At this time of year, the two main strands of Donald Campbell's working life converge in his Darling Point apartment. On the one hand, there's the interior design business, based from his home office in the monumental Glenhurst Gardens, built in the late 1950s. On the other, there is evidence of his annual stint creating a speciallydesigned collection of scarves for the Bayreuth opera festival in Germany.
Campbell moved into the Sydney building seven years ago and within seven weeks (with some help from Burley Katon Halliday's David Katon) had shifted and demolished walls and removed wobbly fake Corinthian columns, shag pile carpet, security bars ("it was like a big lion's cage," he says) and layers of window covering to transform it into the generous living/working place it is today.
Now the apartment has symmetry, a sense of light and a logical flow of space where none existed previously. It's an apartment that appears to have evolved naturally, with furniture from different eras and parts of the world, including Rietveld chairs, Chinese table and stools, Norman Foster dining table and Kay Korbing chairs, sitting comfortably with Aboriginal payback spears, works by Bill Henson, Rosalie Gascoigne and Andy Warhol, and a fragment of an antique tapestry. "Pieces come and go," says Campbell, who finds much of the furniture in secondhand shops. "With clients, I prefer if they're prepared to work overtime than have everything finished in an instant - it's the same here."

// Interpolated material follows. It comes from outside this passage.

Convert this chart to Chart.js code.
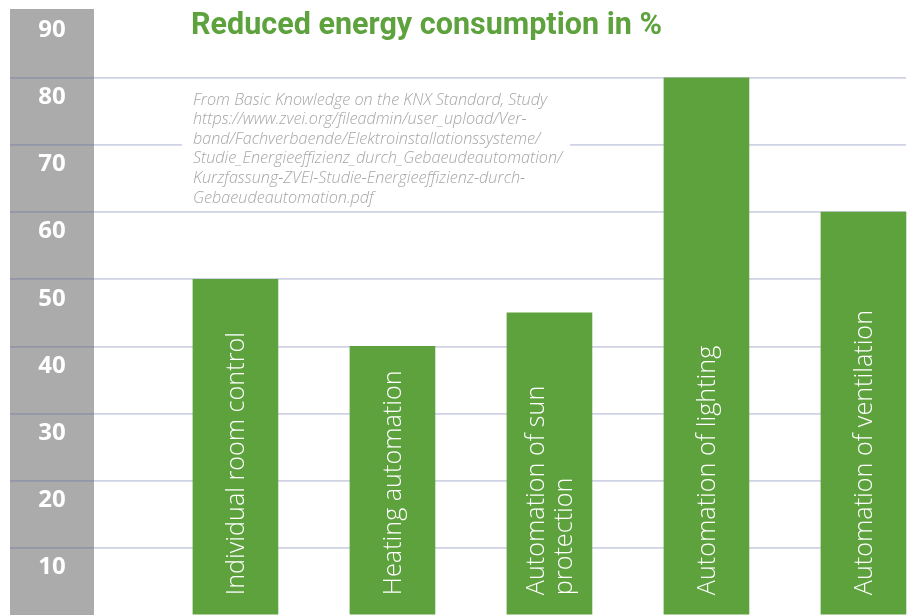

Look in his office, which opens off the entrance hall and, alongside signs of his interior design work, there are hints of his other business: bolts of vibrant silk stand in the comer, file boxes marked 'silk and georgette lengths' and 'silk and velvet offcuts' sit on the shelf behind his desk. He opens one of the boxes and stacked neatly inside are extravagant sari lengths, sculptural silks, heavy beaded fabrics and a delicate ribbon-embroidered net. Some fabrics he's bought recently; others he's had for years.